TRUEBLACK is a composition of drawing, writing, graphic design and offset printing techniques. It is meant to be mass produced and distributed. This project appropriates the languages of abstraction (expressive of a heroic ideal) and of paint-by-numbers (expressive of a more popular idea of art). The colors used are black, red, brown, gray and the white of the page. Care is given in the printing of the poster to keep the colors within the range of the original drawing.
The text itself is a sampling of words and phrases that may come to mind if one were called upon to view (or even write) the world as through a black prism. The black rainbow that such a prism allows one to see is brilliant and would crystallize a world-view at once postmodern, post-Civil Rights, post-feminist and post-black. That is, it would require one to open oneself to experiencing the world from a vantage point where all matter referenced the color and the ethnic designation black.
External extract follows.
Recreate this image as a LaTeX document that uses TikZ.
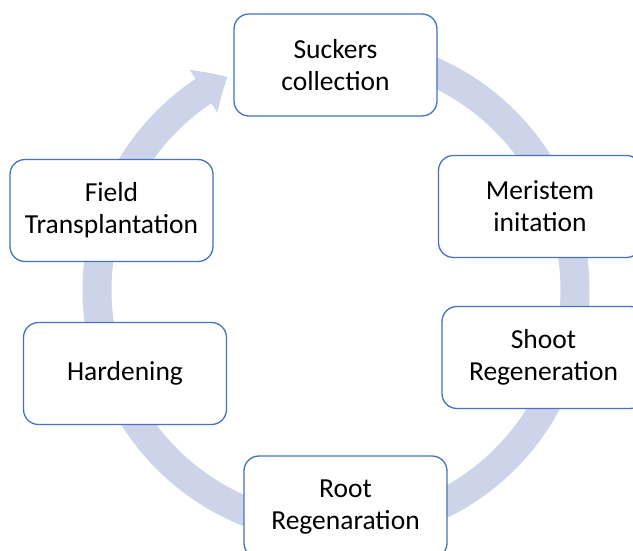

Thematically speaking, the work is suffused with cultural, political and philosophical positions, controversies, issues, etc., treated primarily from an avant-gardist/leftist orientation. Language, its horrible limitedness and its perfect formula for abstraction, is at stake in this project. The temporal and spatial dimensions of language—in particular, poetry— interest me because poetry is perhaps the only art form that has not been recuperated by the market. It brings the spatial registers and psychic and political spaces that are available in abstraction to the fore.
The text in this work is meant to disrupt the traditional idea of abstraction as a refuge from care and trouble. The fragility of the marks (stains, spills, drips, pours) and instability of the placement of numbers, scattered in no particular pattern, further enhance the issues of this work regarding the relationship between the namer and the named.
Arnold J. Kemp, New York, 2008
The epigraph is from Thomas Pynchon, Gravity’s Rainbow
(New York: Viking Penguin, 1973), 391.